Intervention de Rachida Dati

Réunion du 5 mars 2009 à 15h00
Loi pénitentiaire — Articles additionnels après l'article 20, amendement 197

Rachida Dati, garde des sceaux :

Sur le fond, le Gouvernement n’est pas opposé à l’amendement n° 197 rectifié bis. Il souhaite cependant attirer votre attention, mesdames, messieurs les sénateurs, sur les conséquences de son éventuelle adoption.

Nous avons connu les plus grandes difficultés pour faire travailler ensemble milieu médical et milieu pénitentiaire, notamment pour assurer la sécurité des personnes détenues. Je prendrai un exemple. La responsabilité de l’affectation d’un détenu dans une cellule incombe au chef d’établissement, qui, pour pouvoir prendre sa décision, doit disposer d’une information dénuée de lien avec l’acte de soins. Pourtant, il est impératif que les médecins donnent leur avis si l’on veut pouvoir éviter qu’un drame ne frappe un détenu ou un membre du personnel pénitentiaire !
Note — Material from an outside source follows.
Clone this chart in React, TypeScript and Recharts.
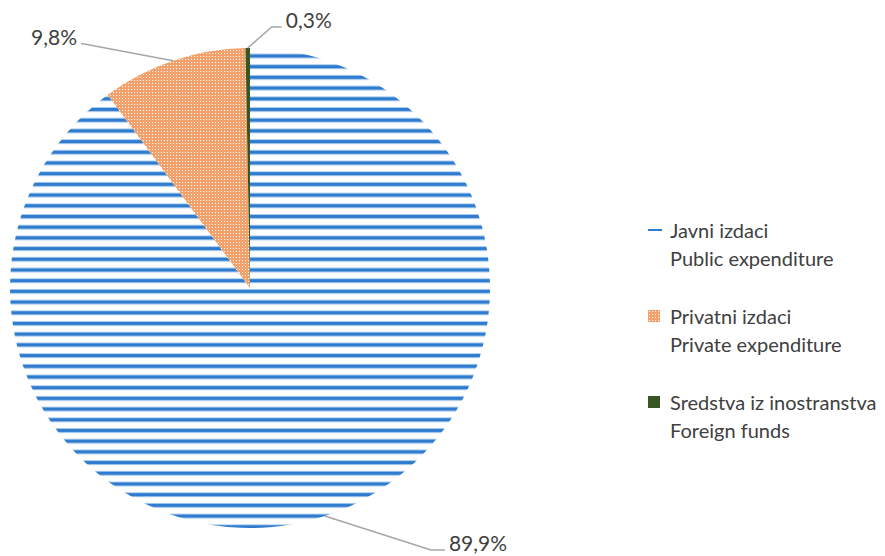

Je comprends bien l’esprit de l’amendement n° 197 rectifié bis. Néanmoins, s’il est adopté dans sa rédaction actuelle, demain, les médecins ne seront plus obligés de participer aux commissions pluridisciplinaires que nous avons eu la plus grande difficulté à mettre en place dans les établissements pénitentiaires et qui contribuent à la réinsertion des personnes détenues en donnant un avis au magistrat, notamment au juge de l’application des peines, lorsqu’un aménagement de peine est envisagé ou en éclairant les conseillers d’insertion et de probation ainsi que les associations.

Je crains, eu égard à la rédaction actuelle de l’amendement n° 197 rectifié, que les médecins ne participent plus à rien au motif que leur consultation ne correspond pas à un acte médical ou à un soin. Or ces commissions pluridisciplinaires, mises en place au terme de longues années, ont permis des améliorations majeures des droits des personnes détenues.

Pour ce qui concerne l’amendement n° 206, le Gouvernement s’en remettra à la sagesse du Sénat. Il considère cependant que l’adoption de l’amendement n° 197 rectifié bis marquerait une régression pour les détenus et pour leur réinsertion.

Je le répète, ne serait-ce que pour apprécier le comportement des détenus, le juge de l’application des peines ou la commission d’application des peines ont besoin d’informations, transmises notamment par les médecins, qui ne sont d’ailleurs pas forcément des renseignements de nature médicale.

Après une consultation, les médecins doivent pouvoir attirer l’attention de l’administration pénitentiaire et lui demander de ne pas confier telle ou telle activité à un détenu ou de ne pas autoriser un placement extérieur, ou même une permission de sortie. Or, si cet amendement est adopté dans sa rédaction actuelle, plus aucun médecin ne s’associera au travail du juge ni ne donnera d’information !

Mesdames, messieurs les sénateurs, je vous mets en garde : l’adoption de cet amendement serait une véritable régression pour les personnes détenues. J’émets donc un avis résolument défavorable.